Петя учился лучше всех, потому что днем и ночью сидел над учебниками. Про счастье, таящееся в высшем образовании и в пятерках, он знал, мать не раз говорила. Ему выдали аттестат с отличием, но посоветовали не лезть в университет на английскую филологию, куда он стремился, потому что все равно не примут. Почему? Ему объяснили: нужны связи. И Петя отправился к отцу.
Он успел только сказать: «Здравствуй, папа» – и зажмурился, оглушенный грохотом массивной металлической конструкции, захлопнувшейся перед его носом. В университет Петя не полез. Зачем пытать счастье, если не наверняка. Он поступил в Горный институт, куда брали всех, даже с тройками. За красный диплом бороться не стал, боялся, знал, что отличников отправляют по распределению куда-нибудь на Север. Была такая практика в институте. Единственная тема, которая его заинтересовала за пять лет учебы, – драгоценные камни. На полевой практике Рудавин насобирал бирюзы, разноцветных опалов, розового и белого прозрачного кварца. Сговорился с выпускником токарного ПТУ и занялся распространением кустарных колечек среди прекрасной половины человечества. Один раз удалось ложечный мельхиор выдать за платину, а прозрачный кварц – за алмаз чистейшей воды. Так и уехала счастливая тетенька в родную Самару, уверенная, что умный человек и за сотню может купить клад бесценный.

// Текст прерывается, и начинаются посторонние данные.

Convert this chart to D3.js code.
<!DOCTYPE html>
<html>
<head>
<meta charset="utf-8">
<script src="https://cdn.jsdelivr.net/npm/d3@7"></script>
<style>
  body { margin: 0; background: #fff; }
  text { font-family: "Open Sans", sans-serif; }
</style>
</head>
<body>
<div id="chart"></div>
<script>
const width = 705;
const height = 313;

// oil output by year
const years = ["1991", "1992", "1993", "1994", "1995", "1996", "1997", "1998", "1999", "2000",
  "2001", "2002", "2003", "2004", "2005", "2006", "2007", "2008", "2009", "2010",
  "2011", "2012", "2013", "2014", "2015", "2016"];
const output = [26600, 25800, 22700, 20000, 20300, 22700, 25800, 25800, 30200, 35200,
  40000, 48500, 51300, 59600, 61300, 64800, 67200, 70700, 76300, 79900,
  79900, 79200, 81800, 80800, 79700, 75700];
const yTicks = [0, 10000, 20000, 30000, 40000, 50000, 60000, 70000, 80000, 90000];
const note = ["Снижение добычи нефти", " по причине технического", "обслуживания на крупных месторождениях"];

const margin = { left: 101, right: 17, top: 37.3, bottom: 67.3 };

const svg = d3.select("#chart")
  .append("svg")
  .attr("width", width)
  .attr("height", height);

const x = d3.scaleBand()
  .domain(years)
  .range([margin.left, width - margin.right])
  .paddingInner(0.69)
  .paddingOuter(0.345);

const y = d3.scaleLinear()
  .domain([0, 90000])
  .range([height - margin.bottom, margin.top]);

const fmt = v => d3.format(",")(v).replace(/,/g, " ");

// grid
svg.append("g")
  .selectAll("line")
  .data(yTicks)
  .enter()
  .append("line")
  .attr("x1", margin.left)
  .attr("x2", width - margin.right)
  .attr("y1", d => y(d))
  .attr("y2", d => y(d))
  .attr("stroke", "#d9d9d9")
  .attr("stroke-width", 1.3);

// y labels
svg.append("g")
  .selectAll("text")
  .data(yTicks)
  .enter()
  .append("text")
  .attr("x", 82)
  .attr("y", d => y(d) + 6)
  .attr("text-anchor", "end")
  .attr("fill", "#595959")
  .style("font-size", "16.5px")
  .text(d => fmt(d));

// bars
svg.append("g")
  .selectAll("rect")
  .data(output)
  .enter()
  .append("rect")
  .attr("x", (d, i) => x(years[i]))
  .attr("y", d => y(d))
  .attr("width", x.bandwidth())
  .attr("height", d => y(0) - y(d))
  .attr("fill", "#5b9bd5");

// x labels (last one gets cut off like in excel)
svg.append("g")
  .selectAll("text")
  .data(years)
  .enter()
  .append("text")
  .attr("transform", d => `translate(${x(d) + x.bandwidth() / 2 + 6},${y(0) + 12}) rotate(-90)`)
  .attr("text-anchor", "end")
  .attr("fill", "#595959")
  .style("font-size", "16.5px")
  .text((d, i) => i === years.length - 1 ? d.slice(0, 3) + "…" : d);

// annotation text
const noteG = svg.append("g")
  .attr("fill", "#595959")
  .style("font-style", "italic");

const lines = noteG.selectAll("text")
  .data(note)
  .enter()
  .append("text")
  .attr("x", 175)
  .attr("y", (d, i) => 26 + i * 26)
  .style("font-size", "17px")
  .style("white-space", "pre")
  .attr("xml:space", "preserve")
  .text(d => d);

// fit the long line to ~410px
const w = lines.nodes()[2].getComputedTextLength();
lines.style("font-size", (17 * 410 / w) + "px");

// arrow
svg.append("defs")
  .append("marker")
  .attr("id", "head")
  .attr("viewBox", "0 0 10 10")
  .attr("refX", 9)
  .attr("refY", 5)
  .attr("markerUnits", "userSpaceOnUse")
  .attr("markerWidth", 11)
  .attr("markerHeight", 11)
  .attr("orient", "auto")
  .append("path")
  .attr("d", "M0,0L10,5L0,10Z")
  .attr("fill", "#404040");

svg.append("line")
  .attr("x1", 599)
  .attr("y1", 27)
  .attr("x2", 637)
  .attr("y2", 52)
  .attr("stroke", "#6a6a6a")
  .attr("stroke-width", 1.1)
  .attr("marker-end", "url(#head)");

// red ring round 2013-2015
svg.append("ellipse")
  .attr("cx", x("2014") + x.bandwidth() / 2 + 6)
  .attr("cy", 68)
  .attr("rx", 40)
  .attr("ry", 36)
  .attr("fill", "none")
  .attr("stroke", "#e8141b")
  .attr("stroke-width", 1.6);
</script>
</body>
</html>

Колечки продавались недолго. Его избили. Фарцовщики. Он не знал правил. Пережить боль от синяков оказалось гораздо легче, чем сам факт избиения. Петр заболел, и врачи хлопотали над ним несколько месяцев, не могли поставить диагноз. А диагноз был прост – ущемленное самолюбие. Случается, от такого люди и умирают. Тогда-то Петр впервые осознал, что его стремление к счастью на самом деле не что иное, как честолюбие. Но не обычное человеческое честолюбие, а особенное – по-наполеоновски огромное. А детская мечта «делать все, что хочу» – это жажда власти и денег. Более того, остро ощутил, что его честолюбие ничем не удовлетворено, более того – оно страдает, а перспективы ублажить его равны нулю. Это открытие сделало болезнь затяжной, а усилия врачей – бесперспективными.

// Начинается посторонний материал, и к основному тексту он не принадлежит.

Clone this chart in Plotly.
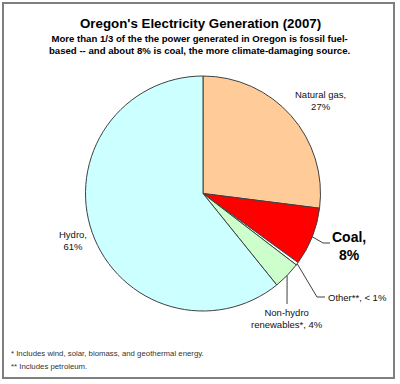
import math
import plotly.graph_objects as go

W, H = 400, 384

# Data
sources = ["Natural gas", "Coal", "Other", "Non-hydro renewables", "Hydro"]
shares = [27.0, 8.0, 0.4, 3.8, 60.8]
label_lines = ["Natural gas,<br>27%", "<b>Coal,<br>8%</b>", "Other**, < 1%",
               "Non-hydro<br>renewables*, 4%", "Hydro,<br>61%"]
colors = ["#FFCC99", "#FF0000", "#FFFFFF", "#CCFFCC", "#CCFFFF"]

title = "Oregon's Electricity Generation (2007)"
subtitle = ["More than 1/3 of the the power generated in Oregon is fossil fuel-",
            "based -- and about 8% is coal, the more climate-damaging source."]
footnotes = ["* Includes wind, solar, biomass, and geothermal energy.",
             "** Includes petroleum."]

FONT = "Arial, Liberation Sans, sans-serif"

def px(x):
    return x / W

def py(y):
    return 1 - y / H

# pie geometry (pixels)
cx, cy, r = 203, 193.5, 117.5

fig = go.Figure(go.Pie(
    labels=sources, values=shares, sort=False, direction="clockwise", rotation=0,
    marker=dict(colors=colors, line=dict(color="#404040", width=1)),
    textinfo="none", hoverinfo="label+percent", showlegend=False,
    domain=dict(x=[px(cx - r), px(cx + r)], y=[py(cy + r), py(cy - r)]),
))

# mid-angles of slices from data
tot = sum(shares)
mids = []
acc = 0
for v in shares:
    mids.append((acc + v / 2) / tot * 2 * math.pi)
    acc += v

def edge(i):
    a = mids[i]
    return cx + r * math.sin(a), cy - r * math.cos(a)

shapes = []
# frame
shapes.append(dict(type="rect", xref="paper", yref="paper",
                   x0=px(3), x1=px(394), y0=py(378), y1=py(3),
                   line=dict(color="#7f7f7f", width=2)))

def leader(i, pts):
    sx, sy = edge(i)
    path = f"M {px(sx)} {py(sy)}"
    for (x, y) in pts:
        path += f" L {px(x)} {py(y)}"
    shapes.append(dict(type="path", xref="paper", yref="paper", path=path,
                       line=dict(color="#404040", width=1)))

leader(1, [(323, 243), (330, 243)])
leader(2, [(317, 297), (325, 297)])
leader(3, [(287, 304)])

annotations = []

def txt(text, x, y, size, xanchor="center", yanchor="middle", color="#111111", align="center"):
    annotations.append(dict(text=text, x=px(x), y=py(y), xref="paper", yref="paper",
                            showarrow=False, xanchor=xanchor, yanchor=yanchor, align=align,
                            font=dict(family=FONT, size=size, color=color)))

txt("<b>" + title + "</b>", 200, 23, 13.3, color="#000000")
txt("<b>" + subtitle[0] + "<br>" + subtitle[1] + "</b>", 199, 44, 9.6, color="#000000")

txt(label_lines[0], 320, 100, 9.5)
txt(label_lines[1], 349, 246, 14, color="#000000")
txt(label_lines[2], 326, 297, 9.5, xanchor="left")
txt(label_lines[3], 287, 318, 9.5)
txt(label_lines[4], 73, 240, 9.5)

txt(footnotes[0], 9, 353, 7.8, xanchor="left", color="#333333")
txt(footnotes[1], 9, 366, 7.8, xanchor="left", color="#333333")

fig.update_layout(width=W, height=H, margin=dict(l=0, r=0, t=0, b=0),
                  paper_bgcolor="white", plot_bgcolor="white",
                  shapes=shapes, annotations=annotations)

fig.write_html("out.html", config={"displayModeBar": False},
               post_script="document.body.style.margin='0';document.body.style.padding='0';document.body.style.overflow='hidden';")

Мир изменился. Стал серым и убогим. Рудавин раз в четыре дня сдавал анализы и каждый раз с некоторым даже злорадством убеждался в том, что медицина бессильна. Гемоглобин в его крови падал, а время реакции оседания эритроцитов росло. Через месяц, испробовав все методы, врачи стали подозревать у него серьезную и, возможно, неизлечимую болезнь, а потому разговаривали чрезвычайно любезно и на обследованиях не настаивали.